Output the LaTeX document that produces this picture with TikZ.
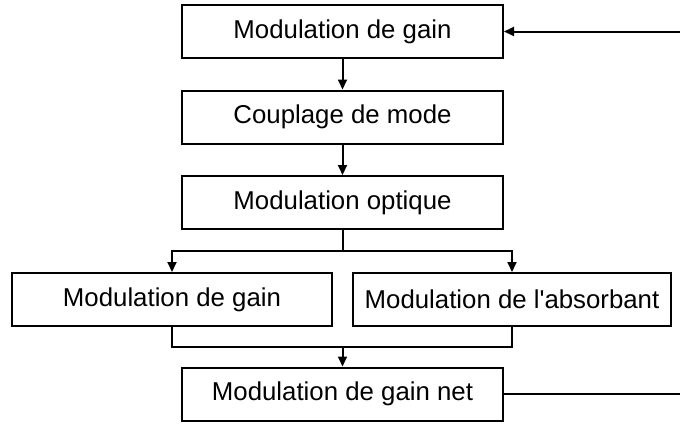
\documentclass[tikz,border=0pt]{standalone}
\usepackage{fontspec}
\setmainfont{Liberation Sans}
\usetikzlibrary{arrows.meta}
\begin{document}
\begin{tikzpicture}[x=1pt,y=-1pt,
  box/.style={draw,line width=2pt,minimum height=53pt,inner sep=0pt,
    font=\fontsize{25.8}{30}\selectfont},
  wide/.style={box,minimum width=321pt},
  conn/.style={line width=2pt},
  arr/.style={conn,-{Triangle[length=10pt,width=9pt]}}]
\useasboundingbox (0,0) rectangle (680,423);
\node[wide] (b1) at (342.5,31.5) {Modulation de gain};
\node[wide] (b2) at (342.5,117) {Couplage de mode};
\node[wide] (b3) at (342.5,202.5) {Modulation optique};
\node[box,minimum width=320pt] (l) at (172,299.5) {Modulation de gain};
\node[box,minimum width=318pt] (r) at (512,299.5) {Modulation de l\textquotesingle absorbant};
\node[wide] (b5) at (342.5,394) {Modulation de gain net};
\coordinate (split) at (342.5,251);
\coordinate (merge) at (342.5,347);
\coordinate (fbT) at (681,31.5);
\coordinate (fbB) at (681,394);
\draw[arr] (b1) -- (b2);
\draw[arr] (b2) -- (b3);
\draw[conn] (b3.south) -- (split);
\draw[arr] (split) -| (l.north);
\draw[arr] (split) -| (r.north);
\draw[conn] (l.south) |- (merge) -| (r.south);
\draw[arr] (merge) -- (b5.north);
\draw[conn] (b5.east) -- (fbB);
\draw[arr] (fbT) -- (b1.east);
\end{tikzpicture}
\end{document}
------------------------------------------------
In your copy of the listing above, reproduce each line exactly and omit all pictures.

Output the LaTeX document that produces this picture with TikZ.
\documentclass[tikz,border=0pt]{standalone}
\usepackage{fontspec}
\setmainfont{Liberation Sans}
\usetikzlibrary{arrows.meta}
\begin{document}
\begin{tikzpicture}[x=1pt,y=-1pt,
  box/.style={draw,line width=2pt,minimum height=53pt,inner sep=0pt,
    font=\fontsize{25.8}{30}\selectfont},
  wide/.style={box,minimum width=321pt},
  conn/.style={line width=2pt},
  arr/.style={conn,-{Triangle[length=10pt,width=9pt]}}]
\useasboundingbox (0,0) rectangle (680,423);
\node[wide] (b1) at (342.5,31.5) {Modulation de gain};
\node[wide] (b2) at (342.5,117) {Couplage de mode};
\node[wide] (b3) at (342.5,202.5) {Modulation optique};
\node[box,minimum width=320pt] (l) at (172,299.5) {Modulation de gain};
\node[box,minimum width=318pt] (r) at (512,299.5) {Modulation de l\textquotesingle absorbant};
\node[wide] (b5) at (342.5,394) {Modulation de gain net};
\coordinate (split) at (342.5,251);
\coordinate (merge) at (342.5,347);
\coordinate (fbT) at (681,31.5);
\coordinate (fbB) at (681,394);
\draw[arr] (b1) -- (b2);
\draw[arr] (b2) -- (b3);
\draw[conn] (b3.south) -- (split);
\draw[arr] (split) -| (l.north);
\draw[arr] (split) -| (r.north);
\draw[conn] (l.south) |- (merge) -| (r.south);
\draw[arr] (merge) -- (b5.north);
\draw[conn] (b5.east) -- (fbB);
\draw[arr] (fbT) -- (b1.east);
\end{tikzpicture}
\end{document}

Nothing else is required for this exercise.